REQUIRED WORK
Write out the listing, please, but only from its first line through the line containing "palette = dict(zip(algorithms, colors))", exactly as given and without pictures.

DATA SECTION
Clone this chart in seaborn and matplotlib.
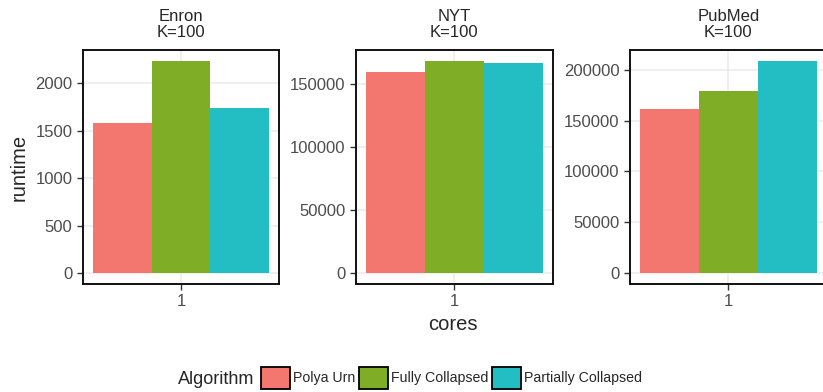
import pandas as pd
import matplotlib
matplotlib.use('Agg')
import matplotlib.pyplot as plt
import seaborn as sns
from matplotlib.patches import Patch
from matplotlib.ticker import FuncFormatter

# Data
datasets = ['Enron', 'NYT', 'PubMed']
topics = ['K=100', 'K=100', 'K=100']
algorithms = ['Polya Urn', 'Fully Collapsed', 'Partially Collapsed']
cores = ['1']
enron_runtime = [1580, 2240, 1740]
nyt_runtime = [158900, 168100, 166000]
pubmed_runtime = [161100, 178700, 208800]
y_ticks = [
    [0, 500, 1000, 1500, 2000],
    [0, 50000, 100000, 150000],
    [0, 50000, 100000, 150000, 200000],
]
colors = ['#F4776F', '#7FAD26', '#22BEC4']

runtimes = [enron_runtime, nyt_runtime, pubmed_runtime]
rows = []
for ds, vals in zip(datasets, runtimes):
    for alg, v in zip(algorithms, vals):
        rows.append({'dataset': ds, 'Algorithm': alg, 'cores': cores[0], 'runtime': v})
df = pd.DataFrame(rows)

sns.set_style('white')
plt.rcParams['font.family'] = ['Liberation Sans', 'DejaVu Sans']

W, H = 823, 392
fig = plt.figure(figsize=(W / 100, H / 100), dpi=100)

panel_left = [82.7, 356.0, 630.0]
panel_w = 196.6
panel_top, panel_bottom = 50, 284
palette = dict(zip(algorithms, colors))

for i, ds in enumerate(datasets):
    ax = fig.add_axes([panel_left[i] / W, (H - panel_bottom) / H,
                       panel_w / W, (panel_bottom - panel_top) / H])
    sub = df[df['dataset'] == ds]
    sns.barplot(data=sub, x='cores', y='runtime', hue='Algorithm',
                hue_order=algorithms, palette=palette, width=0.9, gap=0,
                saturation=1, errorbar=None, legend=False, linewidth=0, ax=ax)
    ymax = sub['runtime'].max()
    ax.set_ylim(-0.05 * ymax, 1.05 * ymax)
    ax.set_xlim(-0.5, 0.5)
    ax.set_yticks(y_ticks[i])
    ax.yaxis.set_major_formatter(FuncFormatter(lambda v, p: '%d' % v))
    ax.grid(True, color='#EBEBEB', linewidth=1.1)
    ax.set_axisbelow(True)
    for s in ax.spines.values():
        s.set_color('#111111')
        s.set_linewidth(1.4)
        s.set_visible(True)
    ax.tick_params(axis='both', which='major', length=4, width=1, color='#333333',
                   labelcolor='#4D4D4D', labelsize=12, pad=3.5, left=True, bottom=True)
    ax.set_xlabel('')
    ax.set_ylabel('')
    ax.set_title(ds + '\n' + topics[i], fontsize=12, pad=9.5, linespacing=1.05)

fig.text(19 / W, 1 - 167.5 / H, 'runtime', fontsize=14.5, rotation=90,
         ha='center', va='center')
fig.text(453 / W, 1 - 325 / H, 'cores', fontsize=14.5, ha='center', va='center')

handles = [Patch(facecolor=c, edgecolor='black', linewidth=1.3, label=a)
           for a, c in zip(algorithms, colors)]
fig.text(178 / W, 1 - 380 / H, 'Algorithm', fontsize=13, ha='left', va='center')
fig.legend(handles=handles, loc='center left', bbox_to_anchor=(261 / W, 1 - 378 / H),
           ncol=3, frameon=False, fontsize=10.2, handlelength=2.05, handleheight=2.05,
           handletextpad=0.2, columnspacing=0.28, borderpad=0, borderaxespad=0)

fig.savefig('out.png', dpi=100)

RESPONSE
Clone this chart in seaborn and matplotlib.
import pandas as pd
import matplotlib
matplotlib.use('Agg')
import matplotlib.pyplot as plt
import seaborn as sns
from matplotlib.patches import Patch
from matplotlib.ticker import FuncFormatter

# Data
datasets = ['Enron', 'NYT', 'PubMed']
topics = ['K=100', 'K=100', 'K=100']
algorithms = ['Polya Urn', 'Fully Collapsed', 'Partially Collapsed']
cores = ['1']
enron_runtime = [1580, 2240, 1740]
nyt_runtime = [158900, 168100, 166000]
pubmed_runtime = [161100, 178700, 208800]
y_ticks = [
    [0, 500, 1000, 1500, 2000],
    [0, 50000, 100000, 150000],
    [0, 50000, 100000, 150000, 200000],
]
colors = ['#F4776F', '#7FAD26', '#22BEC4']

runtimes = [enron_runtime, nyt_runtime, pubmed_runtime]
rows = []
for ds, vals in zip(datasets, runtimes):
    for alg, v in zip(algorithms, vals):
        rows.append({'dataset': ds, 'Algorithm': alg, 'cores': cores[0], 'runtime': v})
df = pd.DataFrame(rows)

sns.set_style('white')
plt.rcParams['font.family'] = ['Liberation Sans', 'DejaVu Sans']

W, H = 823, 392
fig = plt.figure(figsize=(W / 100, H / 100), dpi=100)

panel_left = [82.7, 356.0, 630.0]
panel_w = 196.6
panel_top, panel_bottom = 50, 284
palette = dict(zip(algorithms, colors))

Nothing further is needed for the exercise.